PROVIDED MATERIAL
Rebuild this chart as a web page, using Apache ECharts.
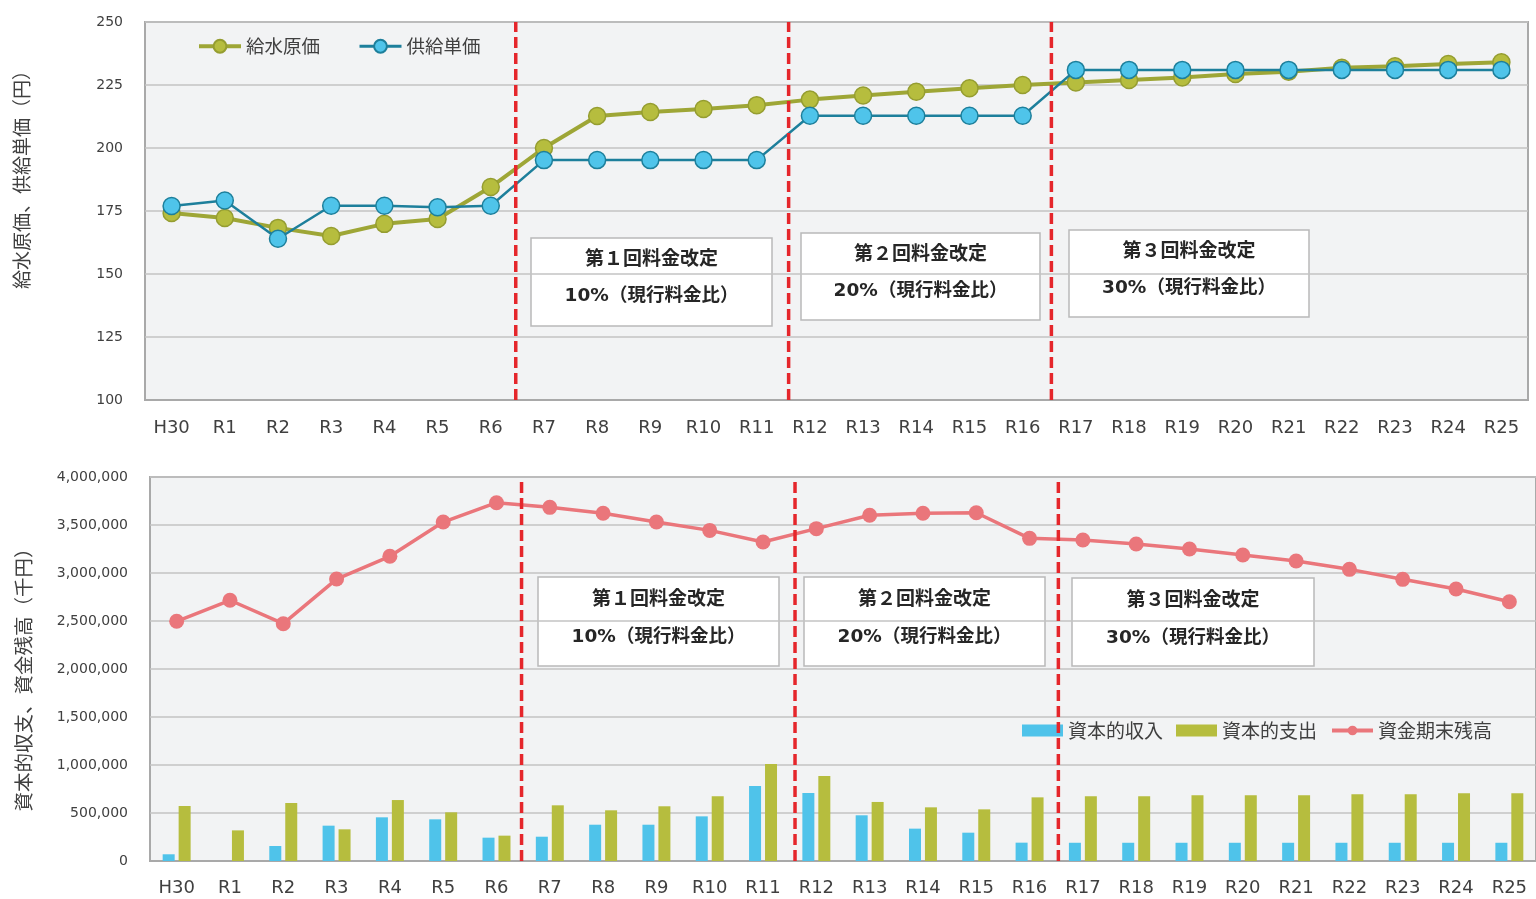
<!DOCTYPE html>
<html>
<head>
<meta charset="utf-8">
<script src="https://cdn.jsdelivr.net/npm/echarts@6/dist/echarts.min.js"></script>
<style>
  html, body { margin: 0; padding: 0; background: #ffffff; }
  #chart { width: 1536px; height: 899px; }
</style>
</head>
<body>
<div id="chart"></div>
<script>
// Fiscal years
const categories = ['H30','R1','R2','R3','R4','R5','R6','R7','R8','R9','R10','R11','R12',
  'R13','R14','R15','R16','R17','R18','R19','R20','R21','R22','R23','R24','R25'];

// 給水原価 (円)
const supplyCost = [174.2, 172.2, 168.3, 165.1, 169.9, 171.8, 184.5, 200.0, 212.7, 214.3,
  215.5, 217.0, 219.2, 220.8, 222.3, 223.7, 225.0, 226.0, 227.0, 228.0, 229.4, 230.3,
  231.8, 232.4, 233.3, 234.0];

// 供給単価 (円)
const supplyPrice = [177.0, 179.2, 164.0, 177.1, 177.1, 176.5, 177.1, 195.2, 195.2, 195.2,
  195.2, 195.2, 212.8, 212.8, 212.8, 212.8, 212.8, 231.0, 231.0, 231.0, 231.0, 231.0,
  231.0, 231.0, 231.0, 231.0];

// 資本的収入 (千円)
const capitalIncome = [70000, 0, 156000, 368000, 455000, 434000, 243000, 253000, 378000,
  378000, 465000, 781000, 708000, 476000, 337000, 295000, 191000, 190000, 190000, 190000,
  190000, 190000, 190000, 190000, 190000, 190000];

// 資本的支出 (千円)
const capitalExpense = [573000, 319000, 604000, 330000, 635000, 507000, 264000, 580000,
  528000, 570000, 674000, 1010000, 885000, 615000, 559000, 538000, 663000, 674000, 674000,
  684000, 684000, 684000, 695000, 695000, 705000, 705000];

// 資金期末残高 (千円)
const fundBalance = [2497000, 2716000, 2472000, 2937000, 3174000, 3531000, 3732000, 3684000,
  3622000, 3531000, 3444000, 3323000, 3462000, 3601000, 3622000, 3628000, 3361000, 3344000,
  3302000, 3250000, 3188000, 3125000, 3038000, 2934000, 2833000, 2701000];

// Where each rate revision starts, in category units from the left edge of the axis
const revisionPositions = [6.97, 12.1, 17.04];

// Revision notes
const revisionTitles = ['第１回料金改定', '第２回料金改定', '第３回料金改定'];
const revisionRates = ['10%（現行料金比）', '20%（現行料金比）', '30%（現行料金比）'];

// Axis ranges
const priceAxis = { min: 100, max: 250, interval: 25 };
const moneyAxis = { min: 0, max: 4000000, interval: 500000 };

const chart = echarts.init(document.getElementById('chart'), null, { renderer: 'canvas' });

const textColor = '#404040';
const tickFont = 'DejaVu Sans';
const jpFont = '"Noto Sans CJK JP", sans-serif';
const borderGray = '#a9a9a9';
const gridGray = '#c3c3c3';
const plotBg = '#f2f3f4';
const red = '#e5262b';

function categoryAxis(gridIndex, margin) {
  return {
    type: 'category', gridIndex, data: categories, boundaryGap: true,
    axisLine: { lineStyle: { color: borderGray, width: 2 } },
    axisTick: { inside: true, length: 5, lineStyle: { color: borderGray, width: 1.5 } },
    axisLabel: { color: textColor, fontFamily: tickFont, fontSize: 18, margin, interval: 0 }
  };
}

function valueAxis(gridIndex, range, formatter) {
  return {
    type: 'value', gridIndex, min: range.min, max: range.max, interval: range.interval,
    axisLine: { show: false }, axisTick: { show: false },
    splitLine: { lineStyle: { color: gridGray, width: 1.5 } },
    axisLabel: { color: textColor, fontFamily: tickFont, fontSize: 14, margin: 22, formatter }
  };
}

function hiddenAxis(gridIndex) {
  return { type: 'value', gridIndex, min: 0, max: categories.length, show: false };
}

// Dashed red separators between revision periods
function separatorSeries(xAxisIndex, yAxisIndex, range) {
  return revisionPositions.map((p, i) => ({
    name: 'sep' + xAxisIndex + '_' + i, type: 'line', xAxisIndex, yAxisIndex,
    data: [[p, range.min], [p, range.max]], symbol: 'none', silent: true, z: 10,
    lineStyle: { color: red, width: 3.5, type: [11, 5] }
  }));
}

function noteBox(x, y, w, h, title, rate, dy1, dy2) {
  const cx = x + w / 2;
  return {
    type: 'group', z: 20, children: [
      { type: 'rect', shape: { x, y, width: w, height: h },
        style: { fill: '#ffffff', stroke: '#b9b9b9', lineWidth: 1.5 } },
      { type: 'text', x: cx, y: y + dy1,
        style: { text: title, fill: '#262626', font: 'bold 19px ' + jpFont,
          align: 'center', verticalAlign: 'middle' } },
      { type: 'text', x: cx, y: y + dy2,
        style: { text: rate, fill: '#262626', font: 'bold 18.5px "DejaVu Sans", ' + jpFont,
          align: 'center', verticalAlign: 'middle' } }
    ]
  };
}

const topBoxes = [[531, 238, 241, 88], [801, 233, 239, 87], [1069, 230, 240, 87]];
const bottomBoxes = [[538, 577, 241, 89], [804, 577, 241, 89], [1072, 578, 242, 88]];

const graphics = [];
topBoxes.forEach((b, i) => graphics.push(noteBox(b[0], b[1], b[2], b[3], revisionTitles[i], revisionRates[i], 20, 58)));
bottomBoxes.forEach((b, i) => graphics.push(noteBox(b[0], b[1], b[2], b[3], revisionTitles[i], revisionRates[i], 21, 60)));
graphics.push({
  type: 'text', x: 22, y: 175, rotation: Math.PI / 2,
  style: { text: '給水原価、供給単価（円）', fill: textColor, font: '19px ' + jpFont,
    align: 'center', verticalAlign: 'middle' }
});
graphics.push({
  type: 'text', x: 24, y: 675, rotation: Math.PI / 2,
  style: { text: '資本的収支、資金残高（千円）', fill: textColor, font: '19.5px ' + jpFont,
    align: 'center', verticalAlign: 'middle' }
});

const option = {
  animation: false,
  backgroundColor: '#ffffff',
  grid: [
    { left: 145, top: 22, width: 1383, height: 378, show: true, backgroundColor: plotBg,
      borderColor: borderGray, borderWidth: 2 },
    { left: 150, top: 477, width: 1386, height: 384, show: true, backgroundColor: plotBg,
      borderColor: borderGray, borderWidth: 2 }
  ],
  xAxis: [
    categoryAxis(0, 19),
    categoryAxis(1, 18),
    hiddenAxis(0),
    hiddenAxis(1)
  ],
  yAxis: [
    valueAxis(0, priceAxis),
    valueAxis(1, moneyAxis, v => v.toLocaleString('en-US'))
  ],
  legend: [
    { data: [
        { name: '給水原価', lineStyle: { width: 4 } },
        { name: '供給単価', lineStyle: { width: 3 } }
      ],
      left: 197, top: 37, padding: 0, itemWidth: 42, itemHeight: 16,
      itemGap: 38, textStyle: { color: textColor, fontFamily: jpFont, fontSize: 18.5 } },
    { data: [{ name: '資本的収入', icon: 'rect' }, { name: '資本的支出', icon: 'rect' },
        { name: '資金期末残高', lineStyle: { width: 4 } }],
      left: 1022, top: 721, padding: 0, itemWidth: 41, itemHeight: 12, itemGap: 13,
      textStyle: { color: textColor, fontFamily: jpFont, fontSize: 19 } }
  ],
  graphic: graphics,
  series: [
    { name: '給水原価', type: 'line', xAxisIndex: 0, yAxisIndex: 0, data: supplyCost,
      symbol: 'circle', symbolSize: 17, z: 3,
      lineStyle: { color: '#9ea636', width: 4 },
      itemStyle: { color: '#b6bd3e', borderColor: '#959d30', borderWidth: 1.5 } },
    { name: '供給単価', type: 'line', xAxisIndex: 0, yAxisIndex: 0, data: supplyPrice,
      symbol: 'circle', symbolSize: 17, z: 4,
      lineStyle: { color: '#1d7f9b', width: 2.5 },
      itemStyle: { color: '#4fc4ea', borderColor: '#1d7f9b', borderWidth: 1.5 } },
    { name: '資本的収入', type: 'bar', xAxisIndex: 1, yAxisIndex: 1, data: capitalIncome,
      barWidth: 12, barGap: '33%', itemStyle: { color: '#4fc3ea' } },
    { name: '資本的支出', type: 'bar', xAxisIndex: 1, yAxisIndex: 1, data: capitalExpense,
      barWidth: 12, barGap: '33%', itemStyle: { color: '#b6bd3e' } },
    { name: '資金期末残高', type: 'line', xAxisIndex: 1, yAxisIndex: 1, data: fundBalance,
      symbol: 'circle', symbolSize: 15, z: 4,
      lineStyle: { color: '#ea767b', width: 3.5 },
      itemStyle: { color: '#ea767b' } },
    ...separatorSeries(2, 0, priceAxis),
    ...separatorSeries(3, 1, moneyAxis)
  ]
};

chart.setOption(option);
</script>
</body>
</html>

WHAT THIS TASK INVOLVES
Repeat exactly and only the lines from the start of the data above through the line that holds "684000, 684000, 684000, 695000, 695000, 705000, 705000];", inclusive. Pictures do not belong in the copy.

ANSWER FOR THIS EXERCISE
Rebuild this chart as a web page, using Apache ECharts.
<!DOCTYPE html>
<html>
<head>
<meta charset="utf-8">
<script src="https://cdn.jsdelivr.net/npm/echarts@6/dist/echarts.min.js"></script>
<style>
  html, body { margin: 0; padding: 0; background: #ffffff; }
  #chart { width: 1536px; height: 899px; }
</style>
</head>
<body>
<div id="chart"></div>
<script>
// Fiscal years
const categories = ['H30','R1','R2','R3','R4','R5','R6','R7','R8','R9','R10','R11','R12',
  'R13','R14','R15','R16','R17','R18','R19','R20','R21','R22','R23','R24','R25'];

// 給水原価 (円)
const supplyCost = [174.2, 172.2, 168.3, 165.1, 169.9, 171.8, 184.5, 200.0, 212.7, 214.3,
  215.5, 217.0, 219.2, 220.8, 222.3, 223.7, 225.0, 226.0, 227.0, 228.0, 229.4, 230.3,
  231.8, 232.4, 233.3, 234.0];

// 供給単価 (円)
const supplyPrice = [177.0, 179.2, 164.0, 177.1, 177.1, 176.5, 177.1, 195.2, 195.2, 195.2,
  195.2, 195.2, 212.8, 212.8, 212.8, 212.8, 212.8, 231.0, 231.0, 231.0, 231.0, 231.0,
  231.0, 231.0, 231.0, 231.0];

// 資本的収入 (千円)
const capitalIncome = [70000, 0, 156000, 368000, 455000, 434000, 243000, 253000, 378000,
  378000, 465000, 781000, 708000, 476000, 337000, 295000, 191000, 190000, 190000, 190000,
  190000, 190000, 190000, 190000, 190000, 190000];

// 資本的支出 (千円)
const capitalExpense = [573000, 319000, 604000, 330000, 635000, 507000, 264000, 580000,
  528000, 570000, 674000, 1010000, 885000, 615000, 559000, 538000, 663000, 674000, 674000,
  684000, 684000, 684000, 695000, 695000, 705000, 705000];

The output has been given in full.